§ **Supplied data**:

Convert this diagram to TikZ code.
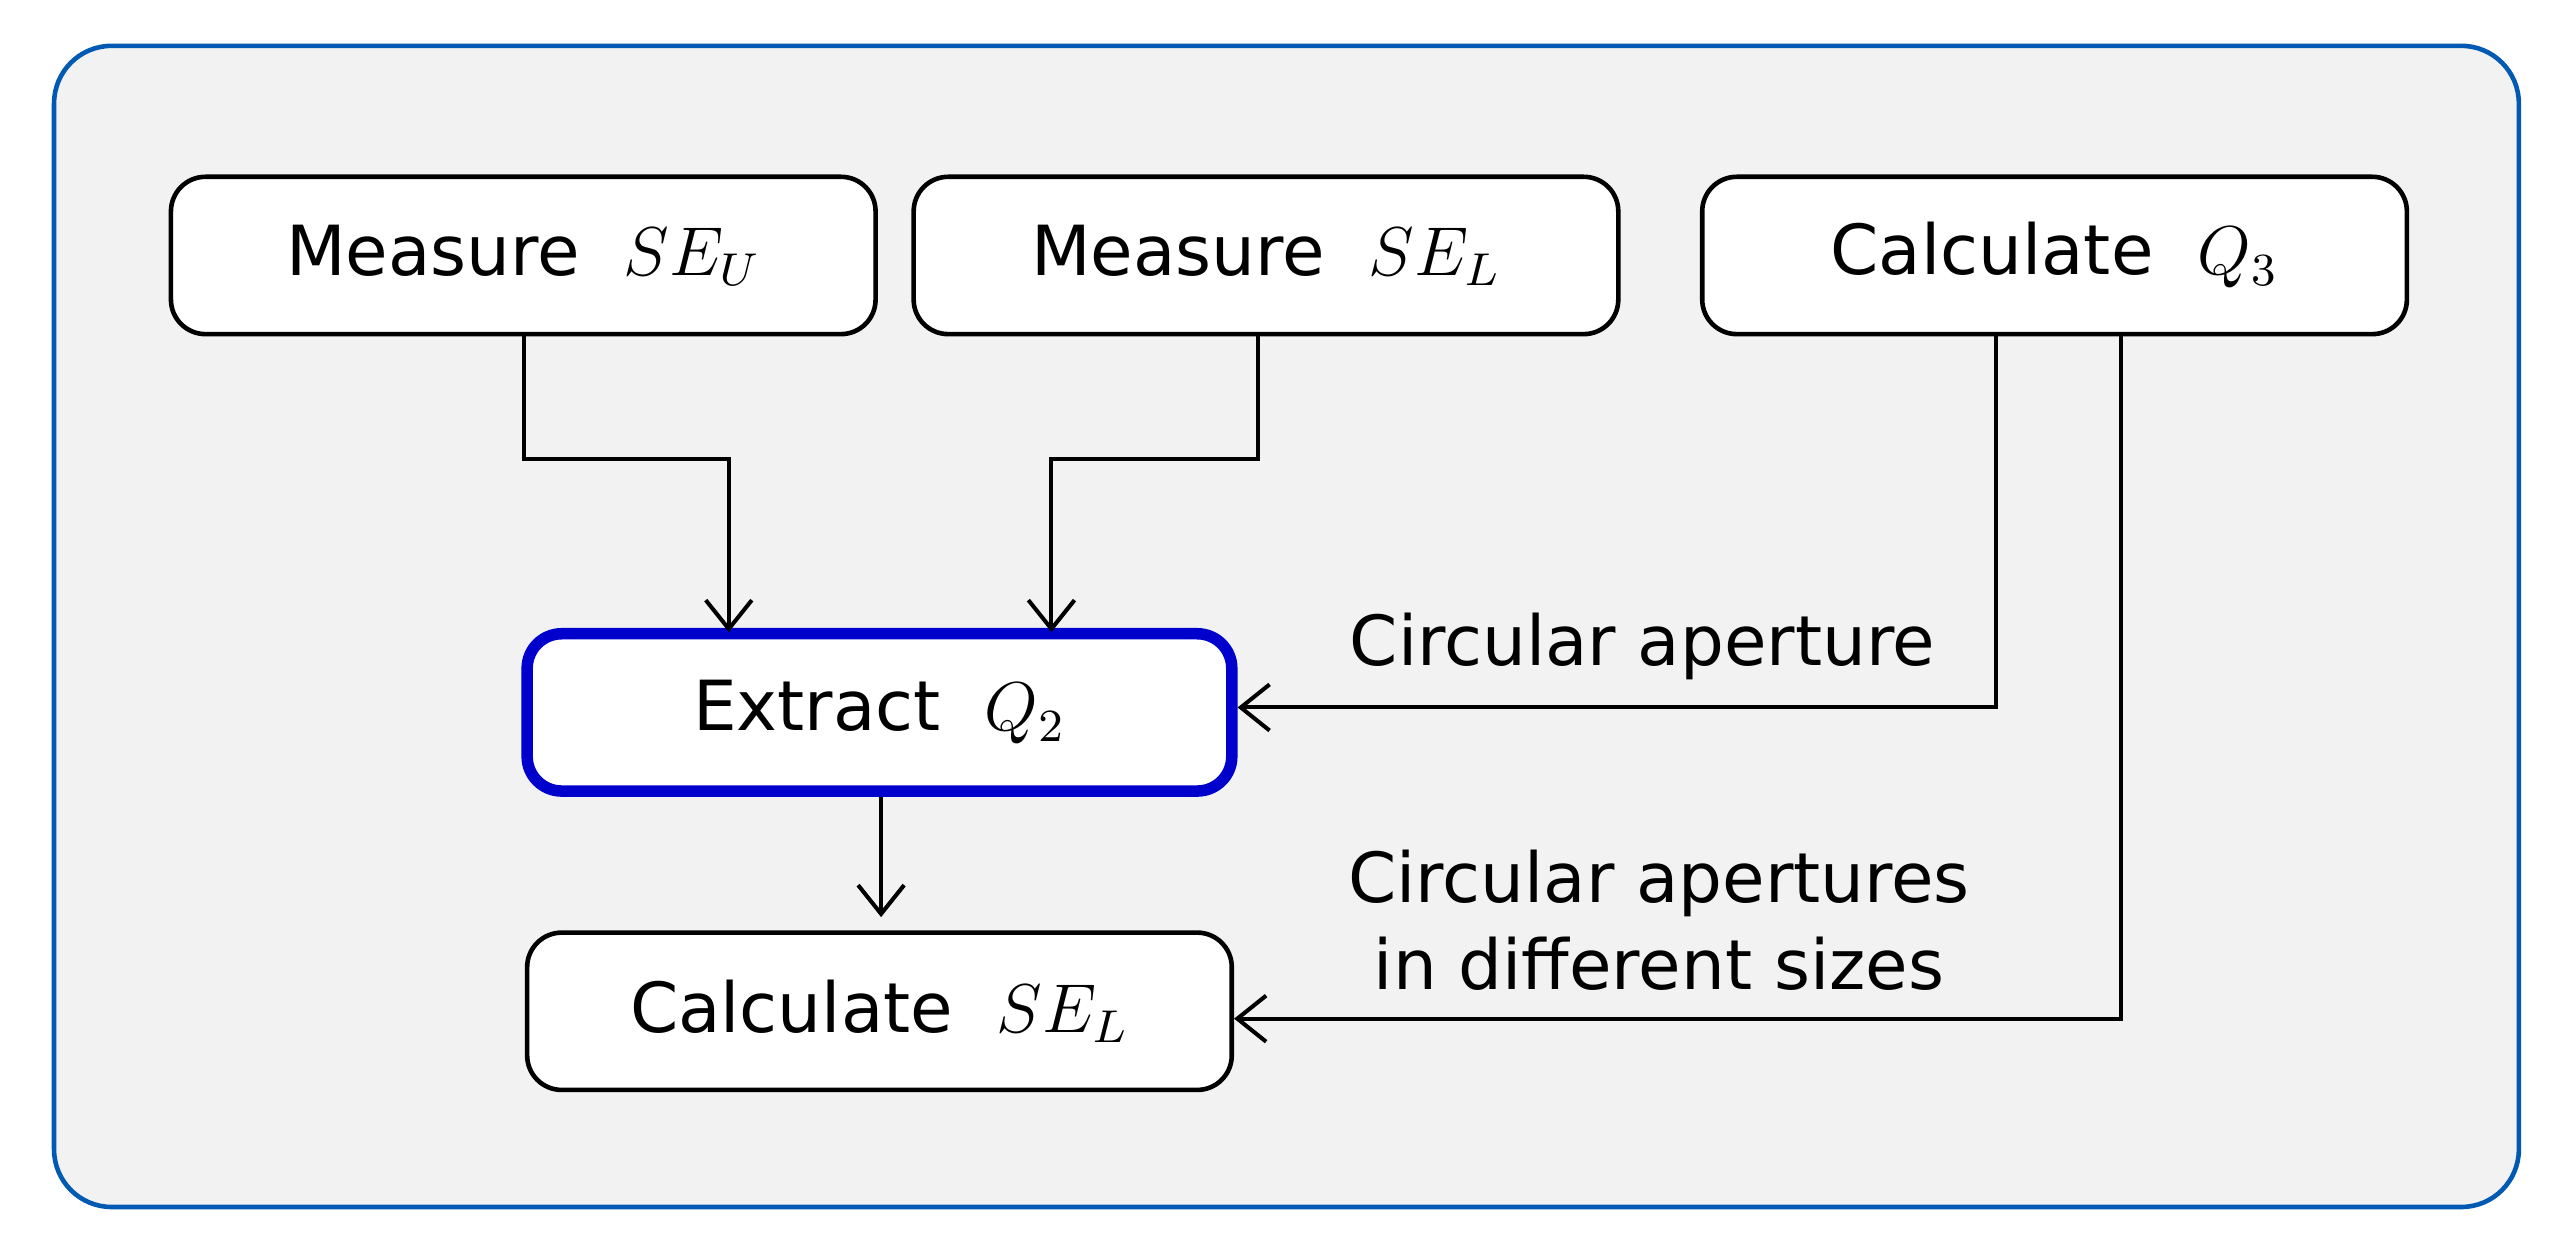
\documentclass[tikz,border=0pt]{standalone}
\usepackage{fontspec}
\setmainfont{DejaVu Sans}
\usetikzlibrary{arrows.meta}
\begin{document}
\begin{tikzpicture}[x=0.01cm,y=-0.01cm,
  box/.style={draw,rounded corners=6pt,line width=0.8pt,fill=white,minimum width=4.3cm,minimum height=0.96cm,font=\fontsize{12}{14}\selectfont},
  arr/.style={line width=0.7pt,-{Straight Barb[length=5pt,width=8pt]}},
  lab/.style={font=\fontsize{12}{15}\selectfont,align=center}]
\useasboundingbox (0,0) rectangle (1568,762);
\draw[rounded corners=10pt,fill=black!5,draw=blue!50!cyan!70!black,line width=0.8pt] (33,28) rectangle (1538,737);
\node[box] (m1) at (319.5,156) {Measure \ $SE_U$};
\node[box] (m2) at (773,156) {Measure \ $SE_L$};
\node[box] (c3) at (1254.5,156) {Calculate \ $Q_3$};
\node[box,draw=blue!80!black,line width=2pt] (ex) at (537,435) {Extract \ $Q_2$};
\node[box] (cs) at (537,617.5) {Calculate \ $SE_L$};
\coordinate (ex1) at (445,386);
\coordinate (ex2) at (642,386);
\draw[arr] (m1.south -| 320,0) -- (320,280) -- (445,280) -- (ex1);
\draw[arr] (m2.south -| 768,0) -- (768,280) -- (642,280) -- (ex2);
\draw[arr] (c3.south -| 1219,0) -- (1219,432) -- (ex.east |- 0,432);
\draw[arr] (c3.south -| 1295,0) -- (1295,622) -- (cs.east |- 0,622);
\draw[arr] (ex.south -| 538,0) -- (538,560);
\node[lab] (l1) at (1003,395) {Circular aperture};
\node[lab] (l2) at (1013,562) {Circular apertures\\in different sizes};
\end{tikzpicture}
\end{document}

§ **Written exercise**: Write out each line of the data exactly; the images should be left out.

§ **Response to the exercise**:
Convert this diagram to TikZ code.
\documentclass[tikz,border=0pt]{standalone}
\usepackage{fontspec}
\setmainfont{DejaVu Sans}
\usetikzlibrary{arrows.meta}
\begin{document}
\begin{tikzpicture}[x=0.01cm,y=-0.01cm,
  box/.style={draw,rounded corners=6pt,line width=0.8pt,fill=white,minimum width=4.3cm,minimum height=0.96cm,font=\fontsize{12}{14}\selectfont},
  arr/.style={line width=0.7pt,-{Straight Barb[length=5pt,width=8pt]}},
  lab/.style={font=\fontsize{12}{15}\selectfont,align=center}]
\useasboundingbox (0,0) rectangle (1568,762);
\draw[rounded corners=10pt,fill=black!5,draw=blue!50!cyan!70!black,line width=0.8pt] (33,28) rectangle (1538,737);
\node[box] (m1) at (319.5,156) {Measure \ $SE_U$};
\node[box] (m2) at (773,156) {Measure \ $SE_L$};
\node[box] (c3) at (1254.5,156) {Calculate \ $Q_3$};
\node[box,draw=blue!80!black,line width=2pt] (ex) at (537,435) {Extract \ $Q_2$};
\node[box] (cs) at (537,617.5) {Calculate \ $SE_L$};
\coordinate (ex1) at (445,386);
\coordinate (ex2) at (642,386);
\draw[arr] (m1.south -| 320,0) -- (320,280) -- (445,280) -- (ex1);
\draw[arr] (m2.south -| 768,0) -- (768,280) -- (642,280) -- (ex2);
\draw[arr] (c3.south -| 1219,0) -- (1219,432) -- (ex.east |- 0,432);
\draw[arr] (c3.south -| 1295,0) -- (1295,622) -- (cs.east |- 0,622);
\draw[arr] (ex.south -| 538,0) -- (538,560);
\node[lab] (l1) at (1003,395) {Circular aperture};
\node[lab] (l2) at (1013,562) {Circular apertures\\in different sizes};
\end{tikzpicture}
\end{document}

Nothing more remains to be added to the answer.